It was my writing group’s last meeting of the year, and we went out to lunch; I had set them a task, and had suggested we tried our best to write a Gothic story, or a story with a Gothic twist at least. I don’t usually write for the group, I don’t want to take their time by me reading my stuff, although I always have something to read if the occasion arises. However, today I thought I should join in and began to write a short story… which I find really tricky as I’m used to longer work! I really admire those who can write short stories, who can be so precise and concise and have great setting, believable characters and a good ending.
I have been working so hard on my other writing that I didn’t complete my story, but here are the opening paragraphs:
Who could have predicted, who could have told through casting the runes or casting a horoscope, reading the tea leaves or reading the tarot, who could have foretold the curious and strange events surrounding the end of the Gorman’s Gaston reading group?
Gorman’s Gaston is a small Somerset village, about four hundred yards from the sea and four inches above it; despite the new sea defences, on dark nights, when the tide is high and the wind howls off the Bristol Channel and the rains inundate the Mendip Hills, the Quantocks and the Poldens, and flood down onto the Levels, the people of Gorman, as it is known, fear for their properties and check their insurance policies.

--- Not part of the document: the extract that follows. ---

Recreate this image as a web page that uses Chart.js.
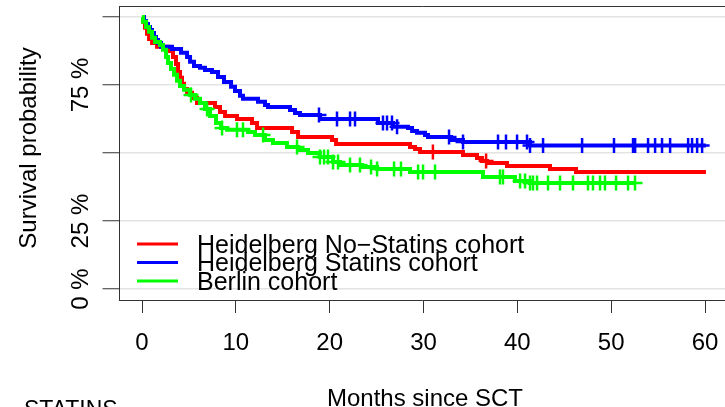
<!DOCTYPE html>
<html>
<head>
<meta charset="utf-8">
<title>Survival after SCT</title>
<script src="https://cdn.jsdelivr.net/npm/chart.js@4.4.0/dist/chart.umd.min.js"></script>
<style>
  html, body { margin: 0; padding: 0; background: #fff; overflow: hidden; }
  #wrap { width: 725px; height: 407px; }
</style>
</head>
<body>
<div id="wrap"><canvas id="km" width="725" height="407"></canvas></div>
<script>
// Kaplan-Meier curves: event times (months) and survival just after each event
const noStatinTimes = [0, 0.11, 0.32, 0.53, 0.75, 1.07, 1.6, 2.77, 3.3, 3.62, 3.84, 4.05, 4.26, 4.48, 4.8, 5.33, 5.86,
  7.78, 8.31, 8.85, 10.12, 11.72, 12.26, 15.99, 16.63, 20.25, 20.68, 28.56, 29.1, 29.63, 34.21, 35.7, 36.24,
  36.77, 38.9, 43.48, 46.25, 60.1];
const noStatinSurv = [1, 0.982, 0.96, 0.938, 0.919, 0.904, 0.89, 0.875, 0.853, 0.827, 0.798, 0.776, 0.754, 0.735, 0.721,
  0.702, 0.684, 0.669, 0.651, 0.636, 0.625, 0.61, 0.592, 0.577, 0.559, 0.548, 0.533, 0.522, 0.515, 0.504, 0.493,
  0.482, 0.471, 0.463, 0.452, 0.441, 0.43, 0.43];
const noStatinCensored = [31.0, 36.67];

const statinTimes = [0, 0.21, 0.43, 0.64, 0.85, 1.07, 1.28, 1.49, 1.71, 2.03, 3.2, 4.16, 4.8, 5.12, 5.54, 6.18, 6.71,
  7.46, 8.1, 8.74, 9.49, 9.91, 10.44, 10.76, 12.36, 13.11, 13.43, 15.77, 16.31, 16.84, 18.97, 25.15, 26.75,
  28.35, 28.78, 29.31, 30.16, 30.48, 32.93, 34.21, 41.35, 60.1];
const statinSurv = [1, 0.985, 0.974, 0.963, 0.952, 0.941, 0.926, 0.915, 0.904, 0.89, 0.882, 0.868, 0.853, 0.835, 0.82,
  0.813, 0.805, 0.798, 0.779, 0.761, 0.743, 0.728, 0.71, 0.699, 0.688, 0.676, 0.669, 0.658, 0.647, 0.64, 0.625,
  0.61, 0.596, 0.592, 0.581, 0.574, 0.566, 0.559, 0.548, 0.54, 0.528, 0.528];
const statinCensored = [18.86, 20.78, 22.17, 22.7, 25.68, 26.11, 26.64, 27.18, 32.72, 34.21, 37.94, 38.79, 39.97,
  41.03, 41.35, 42.74, 46.9, 50.3, 52.33, 52.55, 53.93, 54.68, 55.42, 56.28, 58.2, 58.62, 59.16, 59.69];

const berlinTimes = [0, 0.11, 0.43, 0.75, 1.07, 1.39, 1.92, 2.24, 2.56, 2.77, 3.09, 3.41, 3.73, 4.05, 4.48, 5.12, 5.65,
  6.18, 6.71, 7.25, 7.89, 8.42, 9.06, 11.3, 12.04, 13.11, 13.96, 15.45, 16.63, 17.69, 18.97, 20.36, 21.1, 23.45,
  25.05, 28.56, 36.34, 39.75, 41.35, 52.6];
const berlinSurv = [1, 0.982, 0.963, 0.945, 0.923, 0.908, 0.897, 0.879, 0.853, 0.831, 0.809, 0.787, 0.765, 0.746,
  0.732, 0.713, 0.699, 0.684, 0.662, 0.636, 0.61, 0.592, 0.585, 0.577, 0.566, 0.548, 0.537, 0.522, 0.511, 0.5,
  0.485, 0.467, 0.456, 0.449, 0.441, 0.43, 0.412, 0.397, 0.39, 0.39];
const berlinCensored = [5.22, 6.93, 8.53, 10.12, 10.76, 12.9, 16.52, 18.97, 19.4, 19.82, 20.36, 20.89, 22.17, 23.23,
  24.41, 25.05, 26.86, 27.6, 29.42, 29.95, 31.23, 38.15, 38.47, 40.29, 40.82, 41.35, 41.67, 42.1, 43.27, 44.55,
  45.93, 47.53, 48.06, 48.81, 49.34, 50.52, 51.8, 52.54];

const seriesNames = ['Heidelberg No\u2212Statins cohort', 'Heidelberg Statins cohort', 'Berlin cohort'];
const seriesColors = ['#ff0000', '#0000ff', '#00ff00'];

const xTicks = [0, 10, 20, 30, 40, 50, 60];
const yTicks = [0, 0.25, 0.5, 0.75, 1];
const yTickLabels = ['0 %', '25 %', '', '75 %', ''];

const FONT = '"Liberation Sans", Arial, Helvetica, sans-serif';

// survival value of a step curve at time t
const survAt = (times, surv, t) => {
  let s = 1;
  for (let i = 0; i < times.length; i++) if (times[i] <= t) s = surv[i];
  return s;
};

const curve = (times, surv) => times.map((t, i) => ({ x: t, y: surv[i] }));
const marks = (times, surv, cens) => cens.map(t => ({ x: t, y: survAt(times, surv, t) }));

const groups = [
  [noStatinTimes, noStatinSurv, noStatinCensored],
  [statinTimes, statinSurv, statinCensored],
  [berlinTimes, berlinSurv, berlinCensored]
];

const datasets = [];
groups.forEach(([times, surv, cens], i) => {
  datasets.push({
    label: seriesNames[i],
    data: curve(times, surv),
    borderColor: seriesColors[i],
    borderWidth: 4,
    stepped: 'before',
    pointRadius: 0,
    fill: false,
    order: 10 - 2 * i
  });
  datasets.push({
    label: seriesNames[i] + ' (censored)',
    data: marks(times, surv, cens),
    showLine: false,
    pointStyle: 'cross',
    pointRadius: 7.5,
    pointBorderWidth: 2.5,
    borderColor: seriesColors[i],
    backgroundColor: seriesColors[i],
    order: 9 - 2 * i
  });
});

// ── Frame, rotated labels, titles and legend ──────────────
const decorations = {
  id: 'decorations',
  afterDraw(chart) {
    const { ctx, chartArea: a, scales: { y } } = chart;
    ctx.save();

    ctx.strokeStyle = '#333';
    ctx.lineWidth = 1;
    ctx.beginPath();
    ctx.moveTo(a.left, a.top + 0.5);
    ctx.lineTo(a.right, a.top + 0.5);
    ctx.stroke();

    ctx.fillStyle = '#000';
    ctx.textAlign = 'center';
    ctx.textBaseline = 'middle';
    ctx.font = '24px ' + FONT;
    yTicks.forEach((v, i) => {
      if (!yTickLabels[i]) return;
      ctx.save();
      ctx.translate(81, y.getPixelForValue(v));
      ctx.rotate(-Math.PI / 2);
      ctx.fillText(yTickLabels[i], 0, 0);
      ctx.restore();
    });

    ctx.save();
    ctx.translate(29, 148);
    ctx.rotate(-Math.PI / 2);
    ctx.fillText('Survival probability', 0, 0);
    ctx.restore();

    ctx.textBaseline = 'alphabetic';
    ctx.fillText('Months since SCT', 425, 406);
    ctx.textAlign = 'left';
    ctx.font = '23px ' + FONT;
    ctx.fillText('STATINS', 24, 417);

    // legend
    ctx.font = '25px ' + FONT;
    seriesNames.forEach((name, i) => {
      const cy = 244 + i * 18.5;
      ctx.strokeStyle = seriesColors[i];
      ctx.lineWidth = 3;
      ctx.beginPath();
      ctx.moveTo(137, cy);
      ctx.lineTo(178, cy);
      ctx.stroke();
      ctx.fillStyle = '#000';
      ctx.fillText(name, 197, cy + 8.5);
    });

    ctx.restore();
  }
};

new Chart(document.getElementById('km'), {
  type: 'line',
  data: { datasets },
  options: {
    responsive: false,
    animation: false,
    layout: { autoPadding: false, padding: { top: 6, left: 0, right: 0, bottom: 0 } },
    plugins: { legend: { display: false }, tooltip: { enabled: false } },
    scales: {
      x: {
        type: 'linear',
        min: -2.4,
        max: 62.13,
        afterBuildTicks: s => { s.ticks = xTicks.map(v => ({ value: v })); },
        afterFit: s => { s.height = 107; s.paddingLeft = 0; s.paddingRight = 0; },
        grid: { drawOnChartArea: false, tickLength: 13, tickColor: '#333', tickWidth: 1 },
        border: { display: true, color: '#333', width: 1 },
        ticks: { color: '#000', font: { family: FONT, size: 24 }, padding: 15.5, maxRotation: 0 }
      },
      y: {
        min: -0.04,
        max: 1.04,
        afterBuildTicks: s => { s.ticks = yTicks.map(v => ({ value: v })); },
        afterFit: s => { s.width = 119.5; s.paddingTop = 0; s.paddingBottom = 0; },
        grid: { color: '#e3e3e3', lineWidth: 1.5, tickLength: 17, tickColor: '#333', tickWidth: 1 },
        border: { display: true, color: '#333', width: 1 },
        ticks: { display: false }
      }
    }
  },
  plugins: [decorations]
});
</script>
</body>
</html>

The name of the village is lost in antiquity, the most likely origin is Norman and there were Normans who settled in the area and there are town’s which bear their names such as Bridgwater, the brig or wharf of Walter… but there is a yearning by some incomers for more ancient roots, Arthurian and beyond… Arthurian names were even banded about, Guiron le Courtois, Gornemant, Gaheris… All most unlikely as in past times the site of the village would have been below the sea… and doubly unlikely since these are fictional names created in the thirteenth century
To return to the reading group… Inspired by the name of the village which had a resonance with the Gormenghast trilogy, written by Mervyn Peake in the 1940’s and 50’s, Jeremy Turner had moved to the village on his retirement. His passion was gothic literature, and especially the works of Peake, and within a few months he had started a reading group, a gothic reading group. The group met at first in the local pub, appropriately named The Bloody Judge, and then in Jeremy’s own home, which he had named Otranto, after the Walpole novel.